- What you should do
Without altering anything, repeat each of the records.

- Records supplied
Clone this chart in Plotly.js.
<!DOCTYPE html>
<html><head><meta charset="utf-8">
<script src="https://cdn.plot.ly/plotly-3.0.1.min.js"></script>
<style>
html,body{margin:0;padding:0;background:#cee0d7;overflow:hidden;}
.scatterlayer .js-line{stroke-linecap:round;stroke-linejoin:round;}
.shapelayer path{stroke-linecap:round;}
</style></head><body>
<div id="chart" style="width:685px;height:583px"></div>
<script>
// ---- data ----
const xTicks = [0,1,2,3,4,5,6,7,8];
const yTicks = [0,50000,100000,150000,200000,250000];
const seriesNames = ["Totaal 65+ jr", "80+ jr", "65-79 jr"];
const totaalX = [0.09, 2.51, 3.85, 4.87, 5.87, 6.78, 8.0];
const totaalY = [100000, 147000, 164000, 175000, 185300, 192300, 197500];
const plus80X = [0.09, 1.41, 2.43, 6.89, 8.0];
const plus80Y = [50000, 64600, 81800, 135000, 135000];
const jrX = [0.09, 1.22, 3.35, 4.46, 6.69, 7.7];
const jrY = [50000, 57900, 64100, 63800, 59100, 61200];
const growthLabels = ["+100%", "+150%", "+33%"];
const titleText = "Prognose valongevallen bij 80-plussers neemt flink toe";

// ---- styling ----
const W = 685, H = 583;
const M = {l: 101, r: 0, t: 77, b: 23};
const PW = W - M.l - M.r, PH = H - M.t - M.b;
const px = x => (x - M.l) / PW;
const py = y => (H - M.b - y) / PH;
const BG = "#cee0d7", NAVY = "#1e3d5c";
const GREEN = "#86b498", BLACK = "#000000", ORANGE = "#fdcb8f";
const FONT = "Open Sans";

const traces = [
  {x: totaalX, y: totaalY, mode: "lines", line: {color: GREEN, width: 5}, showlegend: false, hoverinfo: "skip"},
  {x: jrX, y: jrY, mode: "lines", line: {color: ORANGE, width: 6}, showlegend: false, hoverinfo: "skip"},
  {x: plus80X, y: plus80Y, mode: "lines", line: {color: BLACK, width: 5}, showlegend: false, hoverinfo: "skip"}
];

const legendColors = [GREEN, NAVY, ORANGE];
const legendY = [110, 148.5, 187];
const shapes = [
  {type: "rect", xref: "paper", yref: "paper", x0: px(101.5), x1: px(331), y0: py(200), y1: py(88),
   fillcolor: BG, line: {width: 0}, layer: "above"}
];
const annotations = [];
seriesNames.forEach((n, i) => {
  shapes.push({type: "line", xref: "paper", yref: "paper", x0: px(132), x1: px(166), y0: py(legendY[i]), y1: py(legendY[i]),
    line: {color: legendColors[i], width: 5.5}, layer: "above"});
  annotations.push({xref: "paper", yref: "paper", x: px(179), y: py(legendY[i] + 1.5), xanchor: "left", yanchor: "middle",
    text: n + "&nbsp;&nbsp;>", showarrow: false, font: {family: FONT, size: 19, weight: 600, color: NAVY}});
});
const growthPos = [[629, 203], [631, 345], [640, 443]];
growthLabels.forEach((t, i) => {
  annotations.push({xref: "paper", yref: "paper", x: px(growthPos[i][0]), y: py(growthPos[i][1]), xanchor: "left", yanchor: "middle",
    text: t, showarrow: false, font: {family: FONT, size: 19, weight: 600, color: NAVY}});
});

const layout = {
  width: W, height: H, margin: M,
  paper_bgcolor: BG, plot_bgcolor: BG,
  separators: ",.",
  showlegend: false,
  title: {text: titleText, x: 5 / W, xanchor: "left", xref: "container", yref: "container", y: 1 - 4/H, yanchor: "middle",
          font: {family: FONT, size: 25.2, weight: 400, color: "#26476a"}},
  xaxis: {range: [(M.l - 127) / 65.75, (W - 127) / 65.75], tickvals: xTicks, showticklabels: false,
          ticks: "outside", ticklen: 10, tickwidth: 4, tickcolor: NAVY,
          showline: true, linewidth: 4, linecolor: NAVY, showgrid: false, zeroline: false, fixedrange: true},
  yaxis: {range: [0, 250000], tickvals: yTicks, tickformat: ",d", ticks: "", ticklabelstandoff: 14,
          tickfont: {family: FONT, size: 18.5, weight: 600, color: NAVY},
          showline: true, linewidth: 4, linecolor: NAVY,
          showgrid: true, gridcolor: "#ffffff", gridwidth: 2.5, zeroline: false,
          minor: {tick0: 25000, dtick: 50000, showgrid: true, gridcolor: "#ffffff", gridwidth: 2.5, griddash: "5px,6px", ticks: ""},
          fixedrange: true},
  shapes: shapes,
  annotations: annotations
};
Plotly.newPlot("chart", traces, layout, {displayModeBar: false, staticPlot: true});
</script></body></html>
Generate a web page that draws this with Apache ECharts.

- Exercise output
Clone this chart in Plotly.js.
<!DOCTYPE html>
<html><head><meta charset="utf-8">
<script src="https://cdn.plot.ly/plotly-3.0.1.min.js"></script>
<style>
html,body{margin:0;padding:0;background:#cee0d7;overflow:hidden;}
.scatterlayer .js-line{stroke-linecap:round;stroke-linejoin:round;}
.shapelayer path{stroke-linecap:round;}
</style></head><body>
<div id="chart" style="width:685px;height:583px"></div>
<script>
// ---- data ----
const xTicks = [0,1,2,3,4,5,6,7,8];
const yTicks = [0,50000,100000,150000,200000,250000];
const seriesNames = ["Totaal 65+ jr", "80+ jr", "65-79 jr"];
const totaalX = [0.09, 2.51, 3.85, 4.87, 5.87, 6.78, 8.0];
const totaalY = [100000, 147000, 164000, 175000, 185300, 192300, 197500];
const plus80X = [0.09, 1.41, 2.43, 6.89, 8.0];
const plus80Y = [50000, 64600, 81800, 135000, 135000];
const jrX = [0.09, 1.22, 3.35, 4.46, 6.69, 7.7];
const jrY = [50000, 57900, 64100, 63800, 59100, 61200];
const growthLabels = ["+100%", "+150%", "+33%"];
const titleText = "Prognose valongevallen bij 80-plussers neemt flink toe";

// ---- styling ----
const W = 685, H = 583;
const M = {l: 101, r: 0, t: 77, b: 23};
const PW = W - M.l - M.r, PH = H - M.t - M.b;
const px = x => (x - M.l) / PW;
const py = y => (H - M.b - y) / PH;
const BG = "#cee0d7", NAVY = "#1e3d5c";
const GREEN = "#86b498", BLACK = "#000000", ORANGE = "#fdcb8f";
const FONT = "Open Sans";

const traces = [
  {x: totaalX, y: totaalY, mode: "lines", line: {color: GREEN, width: 5}, showlegend: false, hoverinfo: "skip"},
  {x: jrX, y: jrY, mode: "lines", line: {color: ORANGE, width: 6}, showlegend: false, hoverinfo: "skip"},
  {x: plus80X, y: plus80Y, mode: "lines", line: {color: BLACK, width: 5}, showlegend: false, hoverinfo: "skip"}
];

const legendColors = [GREEN, NAVY, ORANGE];
const legendY = [110, 148.5, 187];
const shapes = [
  {type: "rect", xref: "paper", yref: "paper", x0: px(101.5), x1: px(331), y0: py(200), y1: py(88),
   fillcolor: BG, line: {width: 0}, layer: "above"}
];
const annotations = [];
seriesNames.forEach((n, i) => {
  shapes.push({type: "line", xref: "paper", yref: "paper", x0: px(132), x1: px(166), y0: py(legendY[i]), y1: py(legendY[i]),
    line: {color: legendColors[i], width: 5.5}, layer: "above"});
  annotations.push({xref: "paper", yref: "paper", x: px(179), y: py(legendY[i] + 1.5), xanchor: "left", yanchor: "middle",
    text: n + "&nbsp;&nbsp;>", showarrow: false, font: {family: FONT, size: 19, weight: 600, color: NAVY}});
});
const growthPos = [[629, 203], [631, 345], [640, 443]];
growthLabels.forEach((t, i) => {
  annotations.push({xref: "paper", yref: "paper", x: px(growthPos[i][0]), y: py(growthPos[i][1]), xanchor: "left", yanchor: "middle",
    text: t, showarrow: false, font: {family: FONT, size: 19, weight: 600, color: NAVY}});
});

const layout = {
  width: W, height: H, margin: M,
  paper_bgcolor: BG, plot_bgcolor: BG,
  separators: ",.",
  showlegend: false,
  title: {text: titleText, x: 5 / W, xanchor: "left", xref: "container", yref: "container", y: 1 - 4/H, yanchor: "middle",
          font: {family: FONT, size: 25.2, weight: 400, color: "#26476a"}},
  xaxis: {range: [(M.l - 127) / 65.75, (W - 127) / 65.75], tickvals: xTicks, showticklabels: false,
          ticks: "outside", ticklen: 10, tickwidth: 4, tickcolor: NAVY,
          showline: true, linewidth: 4, linecolor: NAVY, showgrid: false, zeroline: false, fixedrange: true},
  yaxis: {range: [0, 250000], tickvals: yTicks, tickformat: ",d", ticks: "", ticklabelstandoff: 14,
          tickfont: {family: FONT, size: 18.5, weight: 600, color: NAVY},
          showline: true, linewidth: 4, linecolor: NAVY,
          showgrid: true, gridcolor: "#ffffff", gridwidth: 2.5, zeroline: false,
          minor: {tick0: 25000, dtick: 50000, showgrid: true, gridcolor: "#ffffff", gridwidth: 2.5, griddash: "5px,6px", ticks: ""},
          fixedrange: true},
  shapes: shapes,
  annotations: annotations
};
Plotly.newPlot("chart", traces, layout, {displayModeBar: false, staticPlot: true});
</script></body></html>
Generate a web page that draws this with Apache ECharts.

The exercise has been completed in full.